How about government business?
Specific names are under NDA (nondisclosure agreement). But we had a big order from the public sector involving over 1,000 licenses, that was a year ago. This is a public agency related to the government. We provide bulk licensing and a separate servicing contract. They wanted long-term support for seven years. The license was one-time, but the support is renewed annually. It's a very good business model for us.
Why is Asianux three months later in Japan than in China and South Korea?
We are taking time to prepare manuals and for certification. Our package includes ISV software, and it's taking time to finish the certification tests. It's ongoing and it's on schedule. It's no problem.
What's better about Asianux 2.0 than 1.0?
Well it's three things. It's RAS -- reliability, availability and serviceability; all are improved. It will implement carrier-grade and FT (fault tolerant) functions, and CJK -- Chinese, Japanese and Korean languages.
What will be the impact of Asianux?
It's going to be great. Two years ago we were only a local distribution, now we're a global distribution. We are getting a lot of new enquiries. Asianux is targeting to be the Asia-standard Linux and that's being received well. We are getting various ISV certifications. So this will lead METI (Japan's Ministry of Economy and Industry) to adopt Asianux to break the monopoly of Microsoft.

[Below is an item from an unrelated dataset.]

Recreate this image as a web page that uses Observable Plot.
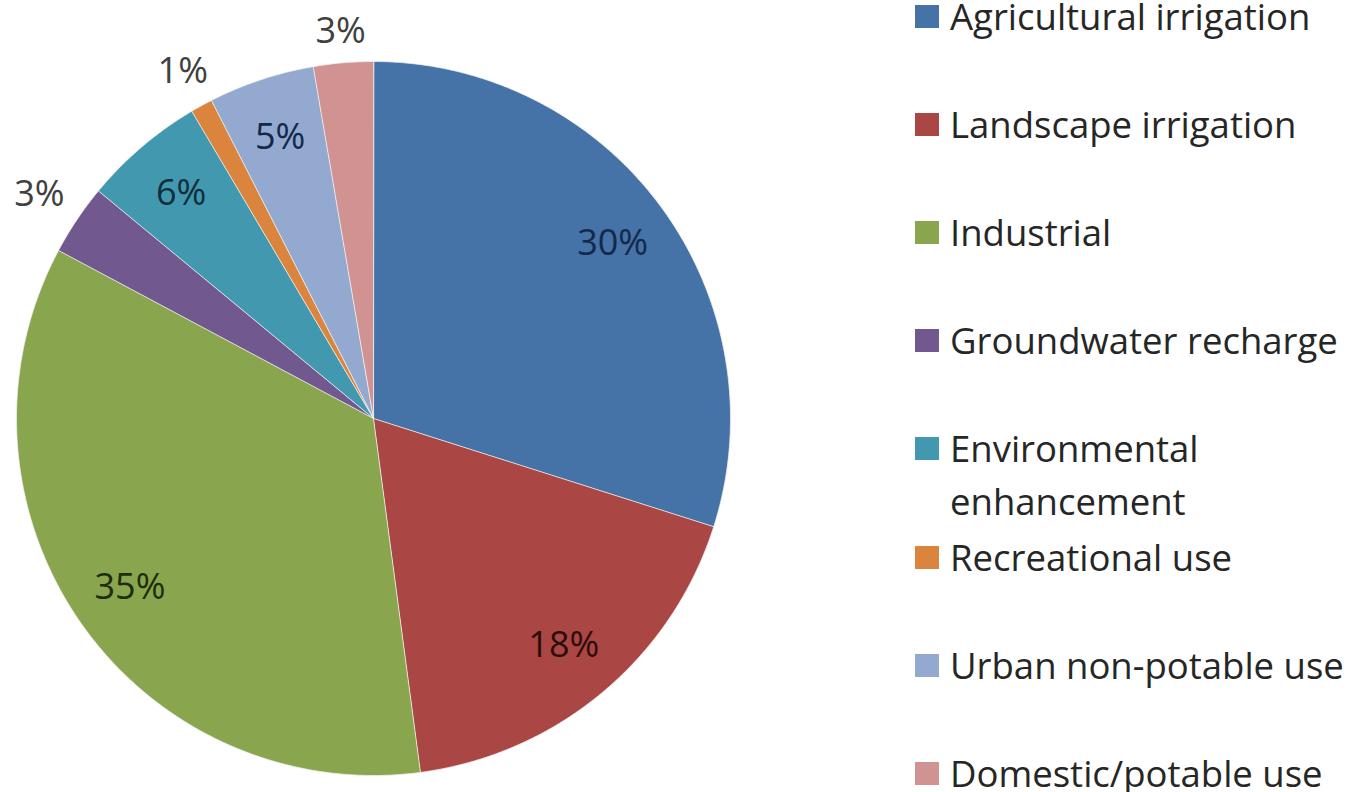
<!DOCTYPE html>
<html>
<head>
<meta charset="utf-8">
<script src="https://cdn.jsdelivr.net/npm/d3@7"></script>
<script src="https://cdn.jsdelivr.net/npm/@observablehq/plot@0.6"></script>
<style>
  html, body { margin: 0; padding: 0; background: #fff; }
  #wrap { position: relative; width: 1359px; height: 792px; overflow: hidden; font-family: "Open Sans", sans-serif; }
  #legend { position: absolute; left: 915px; top: 0; }
  .item { position: absolute; left: 0; width: 440px; display: flex; align-items: flex-start; }
  .sw { width: 24px; height: 23px; flex: none; margin-top: 4px; margin-right: 11px; }
  .lab { font-size: 36.5px; color: #262626; white-space: nowrap; }
  .line { height: 30px; line-height: 30px; }
  .line + .line { margin-top: 23px; }
</style>
</head>
<body>
<div id="wrap"><div id="chart"></div><div id="legend"></div></div>
<script>
const categories = ["Agricultural irrigation", "Landscape irrigation", "Industrial", "Groundwater recharge",
  "Environmental\nenhancement", "Recreational use", "Urban non-potable use", "Domestic/potable use"];
const values = [29.9, 18.0, 34.9, 3.2, 5.5, 1.0, 4.8, 2.7];
const labels = ["30%", "18%", "35%", "3%", "6%", "1%", "5%", "3%"];
const colors = ["#4572A7", "#AA4643", "#89A54E", "#71588F", "#4198AF", "#DB843D", "#93A9CF", "#D19392"];
const labelColors = ["#14294a", "#2e0c0c", "#1e2e0c", "#404040", "#0f2e3a", "#404040", "#14294a", "#404040"];
const labelOutside = [false, false, false, true, false, true, false, true];

const arcs = d3.pie().sort(null).value(d => d)(values);

// slice outlines (center + arc sampled along the circle)
const pts = [];
arcs.forEach((a, i) => {
  pts.push({i, x: 0, y: 0});
  const n = Math.max(4, Math.ceil((a.endAngle - a.startAngle) / (Math.PI / 360)));
  for (let k = 0; k <= n; k++) {
    const t = a.startAngle + (a.endAngle - a.startAngle) * k / n;
    pts.push({i, x: Math.sin(t), y: Math.cos(t)});
  }
});

const labelData = arcs.map((a, i) => {
  const m = (a.startAngle + a.endAngle) / 2;
  // outside labels sit just beyond the rim, pushed out a little more where text runs sideways
  const r = labelOutside[i] ? 1.085 + 0.05 * Math.abs(Math.sin(m)) : 0.83;
  return {i, x: r * Math.sin(m), y: r * Math.cos(m), text: labels[i]};
});

const chart = Plot.plot({
  width: 1359,
  height: 792,
  margin: 0,
  x: {domain: [-1, 1], range: [16, 730], axis: null},
  y: {domain: [-1, 1], range: [775, 61], axis: null},
  color: {type: "identity"},
  style: {background: "transparent", fontFamily: "Open Sans, sans-serif"},
  marks: [
    Plot.line(pts, {x: "x", y: "y", z: "i", fill: d => colors[d.i], stroke: "#f2f2f2", strokeWidth: 1, strokeOpacity: 0.75, curve: "linear-closed"}),
    Plot.text(labelData, {x: "x", y: "y", text: "text", fill: d => labelColors[d.i], fontSize: 36, fontFamily: "Open Sans, sans-serif"})
  ]
});
document.getElementById("chart").appendChild(chart);

const legend = document.getElementById("legend");
categories.forEach((c, i) => {
  const item = document.createElement("div");
  item.className = "item";
  item.style.top = (16 + i * 108.1 - 15) + "px";
  const sw = document.createElement("div");
  sw.className = "sw";
  sw.style.background = colors[i];
  const lab = document.createElement("div");
  lab.className = "lab";
  c.split("\n").forEach(t => {
    const ln = document.createElement("div");
    ln.className = "line";
    ln.textContent = t;
    lab.appendChild(ln);
  });
  item.appendChild(sw);
  item.appendChild(lab);
  legend.appendChild(item);
});
</script>
</body>
</html>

So has METI agreed to adopt Asianux?
Yes, yes. ... METI has entrusted the Linux market to the principle of free competition, to make a stronger IT market generally. The Japanese government sees its role as making the Japanese IT industry strong. Most of the IT industry comes from the United States. We don't have Microsoft, we don't have Oracle, we don't have SAP. The idea is to make Japan strong in the 21st century. Open source is a new game. If we are to change the rules of the game, METI believes we need strong open source vendors like us.
So open source is Japan's chance to "fight back"?
Yes. We will compete against the U.S. and Europe, so in the 21st century, Asia will be the leader of the IT industry, and we are targeting to make standards from Asia.